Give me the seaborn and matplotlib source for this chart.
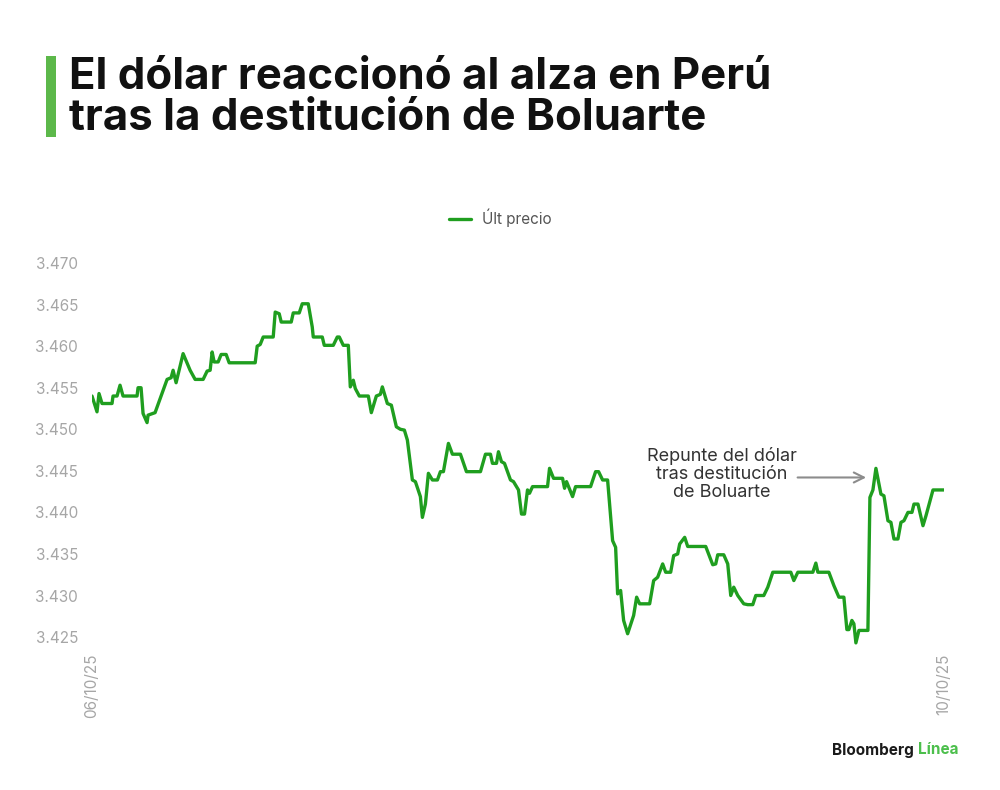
import pandas as pd
import numpy as np
import matplotlib
matplotlib.use("Agg")
import matplotlib.pyplot as plt
import seaborn as sns
from matplotlib.patches import Rectangle

# Datos: observación intradía (06/10/25 -> 10/10/25) y último precio USD/PEN
obs = [0, 5, 7, 10, 20, 21, 25, 28, 31, 45, 46, 49, 51, 55, 56, 63, 75, 79, 81, 84,
       91, 98, 103, 111, 115, 118, 120, 122, 126, 129, 134, 137, 163, 165, 168, 171, 181, 183, 187, 189,
       199, 201, 207, 210, 216, 220, 221, 230, 232, 241, 245, 247, 251, 256, 258, 261, 263, 267, 276, 279,
       284, 288, 290, 295, 299, 304, 308, 312, 315, 320, 323, 328, 330, 333, 336, 340, 345, 348, 351, 356,
       360, 368, 374, 388, 393, 398, 400, 404, 406, 409, 412, 418, 421, 426, 429, 432, 435, 437, 440, 455,
       457, 461, 470, 472, 474, 480, 483, 498, 503, 506, 510, 515, 520, 523, 525, 528, 531, 535, 541, 544,
       547, 557, 561, 565, 570, 573, 578, 581, 585, 587, 592, 595, 613, 620, 623, 625, 631, 635, 638, 641,
       645, 651, 655, 660, 663, 671, 675, 680, 698, 701, 705, 720, 723, 725, 736, 741, 746, 751, 754, 756,
       759, 761, 763, 766, 775, 777, 780, 783, 788, 791, 795, 798, 801, 805, 808, 811, 815, 819, 821, 825,
       830, 833, 840, 851]
precio = [3.4540, 3.4521, 3.4543, 3.4531, 3.4531, 3.4540, 3.4540, 3.4553, 3.4540, 3.4540,
          3.4550, 3.4550, 3.4519, 3.4508, 3.4517, 3.4520, 3.4560, 3.4562, 3.4571, 3.4556,
          3.4591, 3.4571, 3.4560, 3.4560, 3.4570, 3.4571, 3.4593, 3.4581, 3.4581, 3.4590,
          3.4590, 3.4580, 3.4580, 3.4600, 3.4602, 3.4611, 3.4611, 3.4641, 3.4639, 3.4629,
          3.4629, 3.4640, 3.4640, 3.4651, 3.4651, 3.4623, 3.4611, 3.4611, 3.4601, 3.4601,
          3.4611, 3.4611, 3.4601, 3.4601, 3.4551, 3.4559, 3.4549, 3.4540, 3.4540, 3.4520,
          3.4540, 3.4542, 3.4551, 3.4531, 3.4529, 3.4503, 3.4500, 3.4499, 3.4487, 3.4439,
          3.4437, 3.4419, 3.4394, 3.4410, 3.4447, 3.4439, 3.4439, 3.4449, 3.4449, 3.4483,
          3.4470, 3.4470, 3.4449, 3.4449, 3.4470, 3.4470, 3.4459, 3.4459, 3.4473, 3.4461,
          3.4459, 3.4439, 3.4437, 3.4427, 3.4398, 3.4398, 3.4427, 3.4423, 3.4431, 3.4431,
          3.4453, 3.4441, 3.4441, 3.4429, 3.4437, 3.4419, 3.4431, 3.4431, 3.4449, 3.4449,
          3.4439, 3.4439, 3.4366, 3.4358, 3.4302, 3.4306, 3.4270, 3.4254, 3.4276, 3.4298,
          3.4290, 3.4290, 3.4318, 3.4322, 3.4338, 3.4328, 3.4328, 3.4348, 3.4350, 3.4362,
          3.4370, 3.4359, 3.4359, 3.4337, 3.4338, 3.4349, 3.4349, 3.4338, 3.4300, 3.4310,
          3.4300, 3.4290, 3.4289, 3.4289, 3.4300, 3.4300, 3.4310, 3.4328, 3.4328, 3.4318,
          3.4328, 3.4328, 3.4339, 3.4328, 3.4328, 3.4312, 3.4298, 3.4298, 3.4259, 3.4259,
          3.4270, 3.4266, 3.4243, 3.4258, 3.4258, 3.4418, 3.4427, 3.4453, 3.4422, 3.4420,
          3.4390, 3.4388, 3.4368, 3.4368, 3.4388, 3.4390, 3.4400, 3.4400, 3.4410, 3.4410,
          3.4384, 3.4396, 3.4427, 3.4427]
y_ticks = [3.425, 3.430, 3.435, 3.440, 3.445, 3.450, 3.455, 3.460, 3.465, 3.470]
x_ticks = [0, 851]
x_labels = ["06/10/25", "10/10/25"]

df = pd.DataFrame({"obs": obs, "precio": precio})

sns.set_style("white")
plt.rcParams['font.family'] = ['Inter', 'DejaVu Sans']

verde = "#1f9e1f"
gris = "#a6a6a6"

fig = plt.figure(figsize=(10, 7.9), dpi=100)
ax = fig.add_axes([0.092, 0.1778, 0.852, 0.4945])

sns.lineplot(data=df, x="obs", y="precio", color=verde, linewidth=2.4,
             label="Últ precio", ax=ax)

ax.set_xlim(0, 851)
ax.set_ylim(3.4235, 3.4705)
ax.set_yticks(y_ticks)
ax.set_yticklabels([f"{v:.3f}" for v in y_ticks])
ax.set_xticks(x_ticks)
ax.set_xticklabels(x_labels, rotation=90)
ax.tick_params(axis="both", length=0, labelsize=11, labelcolor=gris)
ax.tick_params(axis="y", pad=10)
ax.tick_params(axis="x", pad=3)
ax.set_xlabel("")
ax.set_ylabel("")
sns.despine(ax=ax, left=True, bottom=True)

ax.legend(loc="center", bbox_to_anchor=(0.5, 1 - 218 / 790), bbox_transform=fig.transFigure,
          frameon=False, fontsize=11, handlelength=1.45, handletextpad=0.7,
          labelcolor="#555555")

# Anotación
ax.text(629, 3.4446, "Repunte del dólar\ntras destitución\nde Boluarte", ha="center", va="center",
        fontsize=13, color="#333333", linespacing=1.1)
ax.annotate("", xy=(776, 3.4442), xytext=(702, 3.4442),
            arrowprops=dict(arrowstyle="->", color="#8c8c8c", lw=1.5, mutation_scale=18))

# Título
fig.add_artist(Rectangle((0.046, 1 - 137 / 790), 0.010, 81 / 790,
                         transform=fig.transFigure, color="#5cb84a", lw=0))
fig.text(0.069, 1 - 89 / 790, "El dólar reaccionó al alza en Perú", fontsize=31.5,
         fontweight="bold", color="#111111", va="baseline")
fig.text(0.069, 1 - 130 / 790, "tras la destitución de Boluarte", fontsize=31.5,
         fontweight="bold", color="#111111", va="baseline")

# Logo
logo = fig.text(0.832, 1 - 750 / 790, "Bloomberg", fontsize=11, fontweight="bold",
                color="#1a1a1a", va="center")
fig.canvas.draw()
bb = logo.get_window_extent()
fig.text(bb.x1 / 1000 + 0.004, 1 - 750 / 790, "Línea", fontsize=11, fontweight="bold",
         color="#4cbf4c", va="center")

fig.savefig("out.png", dpi=100, facecolor="white")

Problem details:
Repeat the lines exactly as they stand, from the opening line of the data through the line with "from matplotlib.patches import Rectangle". Pictures stay out of the copy.

Expected answer:
Give me the seaborn and matplotlib source for this chart.
import pandas as pd
import numpy as np
import matplotlib
matplotlib.use("Agg")
import matplotlib.pyplot as plt
import seaborn as sns
from matplotlib.patches import Rectangle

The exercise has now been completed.